Paratypothoracini is a clade of aetosaurs within the group Typothoracinae. It is a node-based taxon that includes Rioarribasuchus (=Heliocanthus), Paratypothorax, Tecovasuchus, and all descendants of their most recent common ancestor. The clade was first named in 2007 under the spelling Paraypothoracisini, after its namesake Paratypothorax. However, this spelling was based on incorrect taxonomic nomenclature, and the clade's name was corrected to Paratypothoracinae in 2016.
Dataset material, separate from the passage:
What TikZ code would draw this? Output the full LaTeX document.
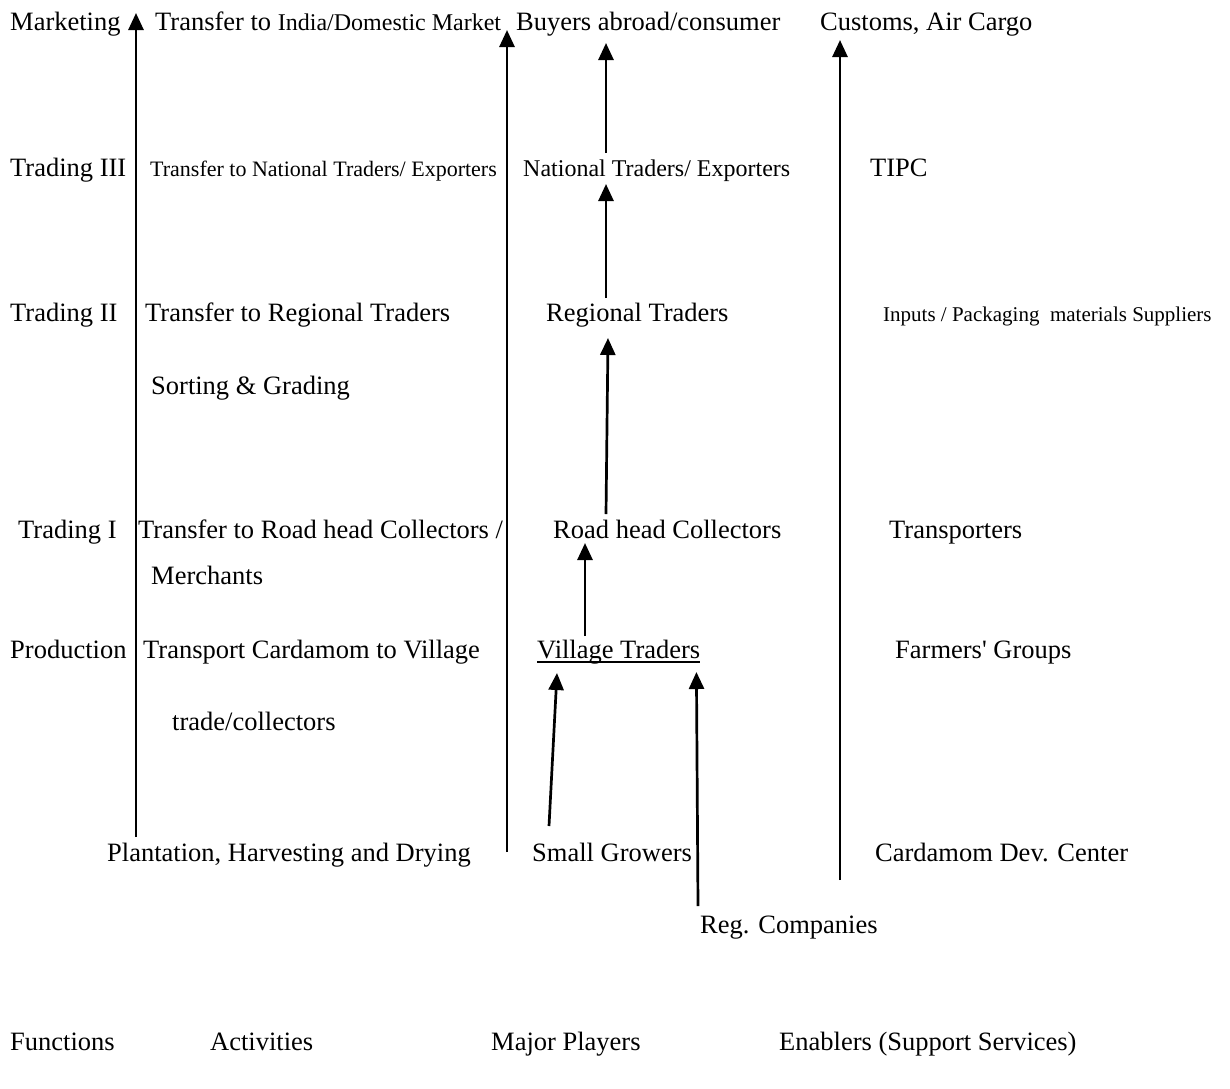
\documentclass[tikz,border=0pt]{standalone}
\usepackage{fontspec}
\setmainfont{Liberation Serif}
\usetikzlibrary{arrows.meta,calc}

\tikzset{
    lbl/.style   = {anchor=base west, inner sep=0pt, font=\fontsize{26.5}{30}\selectfont},
    sml/.style   = {lbl, font=\fontsize{22}{26}\selectfont},
    tiny/.style  = {lbl, font=\fontsize{21}{25}\selectfont},
    flow/.style  = {-{Triangle[width=15pt,length=17pt]}, line width=2.7pt},
}

\begin{document}
\begin{tikzpicture}[x=1pt, y=-1pt]
    \useasboundingbox (0,0) rectangle (1230,1088);
    % functions
    \node [lbl] (mkt)   at (10,30)   {Marketing};
    \node [lbl] (tr3)   at (10,176)  {Trading III};
    \node [lbl] (tr2)   at (10,321)  {Trading II};
    \node [lbl] (tr1)   at (18,538)  {Trading I};
    \node [lbl] (prod)  at (10,658)  {Production};
    % activities
    \node [lbl] (actm)  at (155,30)  {Transfer to {\fontsize{24}{28}\selectfont India/Domestic Market}};
    \node [sml] (act3)  at (150,176) {Transfer to National Traders/ Exporters};
    \node [lbl] (act2)  at (145,321) {Transfer to Regional Traders};
    \node [lbl] (sort)  at (151,394) {Sorting \& Grading};
    \node [lbl] (act1)  at (138,538) {Transfer to Road head Collectors /};
    \node [lbl] (merch) at (151,584) {Merchants};
    \node [lbl] (actp)  at (143,658) {Transport Cardamom to Village};
    \node [lbl] (coll)  at (172,730) {trade/collectors};
    \node [lbl] (plant) at (107,861) {Plantation, Harvesting and Drying};
    % major players
    \node [lbl] (buy)   at (516,30)  {Buyers abroad/consumer};
    \node [lbl, font=\fontsize{24}{28}\selectfont] (natl) at (523,176) {National Traders/ Exporters};
    \node [lbl] (reg)   at (546,321) {Regional Traders};
    \node [lbl] (road)  at (553,538) {Road head Collectors};
    \node [lbl] (vill)  at (537,658) {Village Traders};
    \node [lbl] (grow)  at (532,861) {Small Growers};
    \node [lbl] (comp)  at (700,933) {Reg. Companies};
    % enablers
    \node [lbl] (cust)  at (820,30)  {Customs, Air Cargo};
    \node [lbl] (tipc)  at (870,176) {TIPC};
    \node [tiny] (supp) at (883,321) {Inputs / Packaging~ materials Suppliers};
    \node [lbl] (trans) at (889,538) {Transporters};
    \node [lbl] (farm)  at (895,658) {Farmers\textquotesingle{} Groups};
    \node [lbl] (cdc)   at (875,861) {Cardamom Dev. Center};
    % column heads
    \node [lbl] (hfun)  at (10,1050)  {Functions};
    \node [lbl] (hact)  at (210,1050) {Activities};
    \node [lbl] (hmaj)  at (491,1050) {Major Players};
    \node [lbl] (hena)  at (779,1050) {Enablers (Support Services)};

    \draw [line width=1.3pt] ($(vill.base west)+(0,4)$) -- ($(vill.base east)+(0,4)$);

    % long lines
    \coordinate (fbot) at (136,837);
    \coordinate (ftop) at (136,13);
    \coordinate (abot) at (507,852);
    \coordinate (atop) at (507,30);
    \coordinate (ebot) at (840,880);
    \coordinate (etop) at (840,40);
    \draw [flow] (fbot) -- (ftop);
    \draw [flow] (abot) -- (atop);
    \draw [flow] (ebot) -- (etop);

    % players
    \draw [flow] ($(natl.base west)+(83,-23)$) -- ($(buy.base west)+(90,13)$);
    \draw [flow] ($(reg.base west)+(60,-23)$)  -- ($(natl.base west)+(83,8)$);
    \draw [flow] ($(road.base west)+(53,-24)$) -- ($(reg.base west)+(62,17)$);
    \draw [flow] ($(vill.base west)+(48,-22)$) -- ($(road.base west)+(32,5)$);
    \draw [flow] ($(grow.base west)+(17,-35)$) -- ($(vill.base west)+(20,15)$);
    \draw [flow] ($(comp.base west)+(-2,-27)$) -- ($(vill.base east)+(-4,14)$);
\end{tikzpicture}
\end{document}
All synapomorphies that diagnose Paratypothoracini can be found in their osteoderms. The paramedian osteoderms are wide and lie flat, without any apparent flexure (a trait convergent with some desmatosuchin aetosaurs) The paramedians possess knob- or spine-like dorsal eminences which are strongly offset medially and practically never contact the rear margins of their respective plates. The anterior bar of each paramedian is present but only weakly raised (except in Tecovasuchus, which has a stronger anterior bar). The lateral osteoderms have a dorsal (upper) flange which is tongue-shaped and much smaller than the lateral (lower and outer) flange. In the cervical (neck) and anterior dorsal (front of the torso) regions, the lateral osteoderms send out a long and flattened horn-like blade. Paratypothorax and a vertebra referred to Rioarribasuchus also have anterior caudal ribs (at the base of the tail) which are positioned lower on the centrum than in other aetosaurs.